### Problem to solve
Look through the data below. Pick out the lines holding the string "chart".

### Supplied information

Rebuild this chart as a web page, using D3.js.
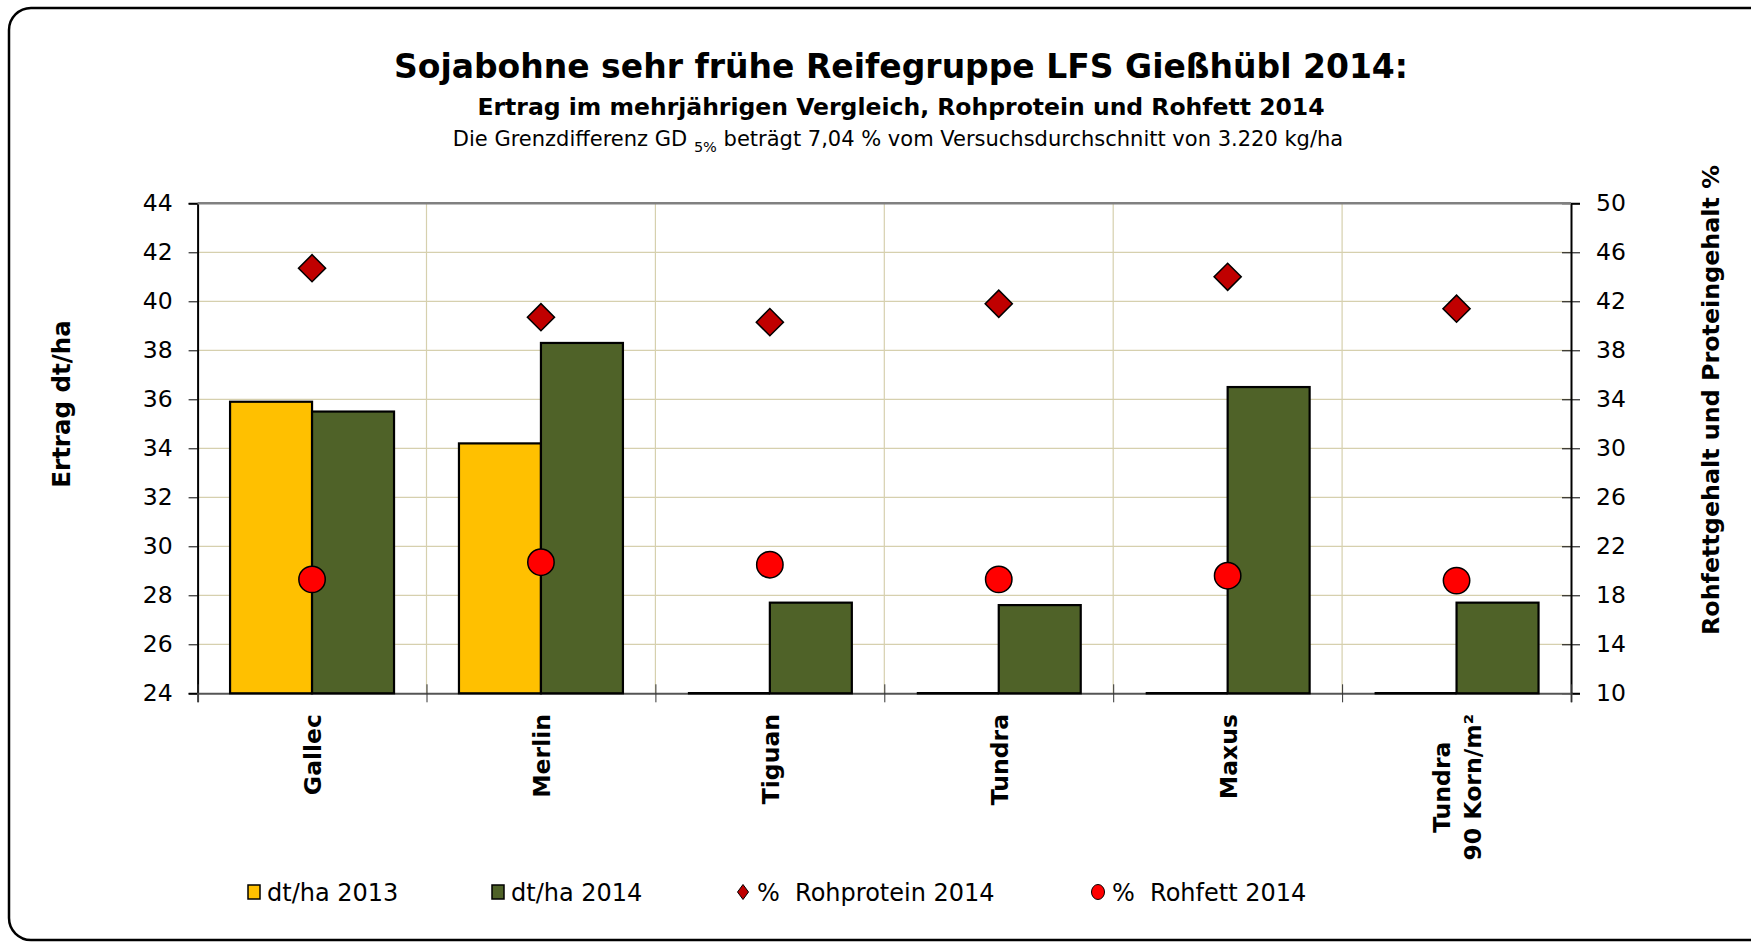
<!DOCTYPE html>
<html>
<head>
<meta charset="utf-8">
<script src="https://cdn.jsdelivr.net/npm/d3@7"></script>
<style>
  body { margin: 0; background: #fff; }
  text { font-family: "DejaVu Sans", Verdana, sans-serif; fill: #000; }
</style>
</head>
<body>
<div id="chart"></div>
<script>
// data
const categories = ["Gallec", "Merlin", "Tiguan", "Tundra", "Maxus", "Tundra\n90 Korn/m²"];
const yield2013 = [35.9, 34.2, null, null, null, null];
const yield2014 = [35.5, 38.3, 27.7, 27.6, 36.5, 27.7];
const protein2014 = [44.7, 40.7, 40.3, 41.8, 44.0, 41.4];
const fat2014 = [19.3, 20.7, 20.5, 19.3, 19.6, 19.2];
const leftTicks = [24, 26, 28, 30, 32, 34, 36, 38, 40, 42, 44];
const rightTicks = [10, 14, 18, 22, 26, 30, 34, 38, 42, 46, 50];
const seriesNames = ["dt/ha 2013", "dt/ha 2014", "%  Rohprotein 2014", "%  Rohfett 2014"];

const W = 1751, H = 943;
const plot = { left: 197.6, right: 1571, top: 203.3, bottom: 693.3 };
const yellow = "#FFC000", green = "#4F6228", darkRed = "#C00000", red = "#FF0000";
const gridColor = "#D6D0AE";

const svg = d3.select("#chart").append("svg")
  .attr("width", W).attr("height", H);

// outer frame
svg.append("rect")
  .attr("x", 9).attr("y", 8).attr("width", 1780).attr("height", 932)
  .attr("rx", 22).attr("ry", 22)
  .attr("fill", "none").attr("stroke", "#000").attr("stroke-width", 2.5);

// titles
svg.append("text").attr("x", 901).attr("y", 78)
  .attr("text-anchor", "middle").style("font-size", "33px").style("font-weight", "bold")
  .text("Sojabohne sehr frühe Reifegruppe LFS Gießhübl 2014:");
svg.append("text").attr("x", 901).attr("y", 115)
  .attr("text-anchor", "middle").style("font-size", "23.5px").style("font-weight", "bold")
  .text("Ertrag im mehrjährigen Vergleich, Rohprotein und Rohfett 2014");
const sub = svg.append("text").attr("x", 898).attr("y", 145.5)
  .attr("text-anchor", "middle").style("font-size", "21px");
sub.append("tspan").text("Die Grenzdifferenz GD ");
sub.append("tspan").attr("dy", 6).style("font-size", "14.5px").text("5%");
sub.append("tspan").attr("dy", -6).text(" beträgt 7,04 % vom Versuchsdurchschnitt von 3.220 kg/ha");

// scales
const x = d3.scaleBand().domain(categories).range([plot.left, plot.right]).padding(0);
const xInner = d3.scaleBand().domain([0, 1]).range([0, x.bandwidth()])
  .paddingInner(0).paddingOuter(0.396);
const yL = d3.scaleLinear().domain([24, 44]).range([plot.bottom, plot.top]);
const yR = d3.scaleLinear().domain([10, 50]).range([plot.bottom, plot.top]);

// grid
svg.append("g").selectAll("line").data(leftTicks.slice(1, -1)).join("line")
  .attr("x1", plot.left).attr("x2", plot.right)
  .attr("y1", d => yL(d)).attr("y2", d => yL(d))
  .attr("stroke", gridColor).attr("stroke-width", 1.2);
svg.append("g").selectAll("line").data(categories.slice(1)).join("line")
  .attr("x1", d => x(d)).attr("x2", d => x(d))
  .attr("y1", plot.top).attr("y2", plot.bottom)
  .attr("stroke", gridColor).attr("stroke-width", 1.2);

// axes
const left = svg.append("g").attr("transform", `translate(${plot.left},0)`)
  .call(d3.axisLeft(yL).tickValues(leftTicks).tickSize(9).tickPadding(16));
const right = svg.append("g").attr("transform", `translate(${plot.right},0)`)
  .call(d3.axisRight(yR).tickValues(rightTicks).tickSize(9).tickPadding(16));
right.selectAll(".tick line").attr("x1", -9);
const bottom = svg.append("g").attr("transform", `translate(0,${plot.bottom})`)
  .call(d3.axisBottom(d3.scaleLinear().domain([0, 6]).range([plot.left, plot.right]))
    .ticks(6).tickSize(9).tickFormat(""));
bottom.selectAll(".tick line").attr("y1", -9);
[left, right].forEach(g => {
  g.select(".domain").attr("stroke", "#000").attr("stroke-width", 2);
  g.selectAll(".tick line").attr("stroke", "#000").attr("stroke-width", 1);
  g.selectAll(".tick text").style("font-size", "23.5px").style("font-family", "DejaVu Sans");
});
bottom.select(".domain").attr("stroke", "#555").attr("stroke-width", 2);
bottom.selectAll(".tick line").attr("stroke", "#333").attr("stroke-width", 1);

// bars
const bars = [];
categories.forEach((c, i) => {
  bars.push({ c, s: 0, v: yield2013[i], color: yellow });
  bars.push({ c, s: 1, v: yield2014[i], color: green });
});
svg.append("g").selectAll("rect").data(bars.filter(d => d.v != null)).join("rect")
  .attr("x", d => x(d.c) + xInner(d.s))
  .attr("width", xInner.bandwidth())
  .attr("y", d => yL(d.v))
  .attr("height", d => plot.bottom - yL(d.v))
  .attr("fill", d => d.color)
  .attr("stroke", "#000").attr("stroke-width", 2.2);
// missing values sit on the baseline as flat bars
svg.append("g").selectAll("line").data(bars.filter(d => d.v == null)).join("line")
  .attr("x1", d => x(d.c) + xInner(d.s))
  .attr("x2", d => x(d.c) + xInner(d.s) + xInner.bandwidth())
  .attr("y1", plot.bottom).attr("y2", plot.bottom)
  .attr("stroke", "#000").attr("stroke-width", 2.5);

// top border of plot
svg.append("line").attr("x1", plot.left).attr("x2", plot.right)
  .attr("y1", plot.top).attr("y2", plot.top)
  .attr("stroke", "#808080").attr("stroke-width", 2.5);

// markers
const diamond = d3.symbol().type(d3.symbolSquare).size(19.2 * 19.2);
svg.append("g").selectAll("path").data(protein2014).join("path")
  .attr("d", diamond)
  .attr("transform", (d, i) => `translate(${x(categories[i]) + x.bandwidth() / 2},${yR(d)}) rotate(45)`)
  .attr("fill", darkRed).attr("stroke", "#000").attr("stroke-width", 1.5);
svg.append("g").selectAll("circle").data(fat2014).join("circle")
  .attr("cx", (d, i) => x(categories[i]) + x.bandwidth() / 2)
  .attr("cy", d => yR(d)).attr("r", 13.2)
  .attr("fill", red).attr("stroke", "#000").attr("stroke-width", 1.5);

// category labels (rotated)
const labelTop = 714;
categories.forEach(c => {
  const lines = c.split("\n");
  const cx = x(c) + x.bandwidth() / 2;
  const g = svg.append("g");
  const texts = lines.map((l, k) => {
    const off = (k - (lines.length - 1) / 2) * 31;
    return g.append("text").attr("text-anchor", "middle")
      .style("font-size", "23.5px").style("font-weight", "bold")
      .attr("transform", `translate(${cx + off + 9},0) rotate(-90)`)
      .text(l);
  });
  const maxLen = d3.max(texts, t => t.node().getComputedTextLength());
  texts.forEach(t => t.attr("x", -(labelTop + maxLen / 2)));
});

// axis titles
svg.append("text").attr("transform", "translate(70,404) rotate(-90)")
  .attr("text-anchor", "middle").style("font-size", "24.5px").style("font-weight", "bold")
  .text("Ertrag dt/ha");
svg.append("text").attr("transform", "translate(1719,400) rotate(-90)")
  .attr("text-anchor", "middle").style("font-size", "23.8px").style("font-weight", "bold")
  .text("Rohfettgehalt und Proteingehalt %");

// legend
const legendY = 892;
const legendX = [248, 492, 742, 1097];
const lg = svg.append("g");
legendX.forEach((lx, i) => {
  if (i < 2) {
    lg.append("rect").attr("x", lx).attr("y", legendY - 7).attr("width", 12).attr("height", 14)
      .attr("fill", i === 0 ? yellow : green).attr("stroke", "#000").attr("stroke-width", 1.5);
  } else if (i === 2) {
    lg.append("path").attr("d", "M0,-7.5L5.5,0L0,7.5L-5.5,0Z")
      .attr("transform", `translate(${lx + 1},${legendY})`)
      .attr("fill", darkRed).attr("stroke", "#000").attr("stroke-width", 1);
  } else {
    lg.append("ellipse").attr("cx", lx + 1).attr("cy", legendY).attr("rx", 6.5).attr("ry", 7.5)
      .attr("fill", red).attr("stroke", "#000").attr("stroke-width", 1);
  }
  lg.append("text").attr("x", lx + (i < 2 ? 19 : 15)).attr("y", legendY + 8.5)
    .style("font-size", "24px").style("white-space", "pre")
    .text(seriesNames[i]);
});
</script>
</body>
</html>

### Exercise answer
Rebuild this chart as a web page, using D3.js.
<div id="chart"></div>
const svg = d3.select("#chart").append("svg")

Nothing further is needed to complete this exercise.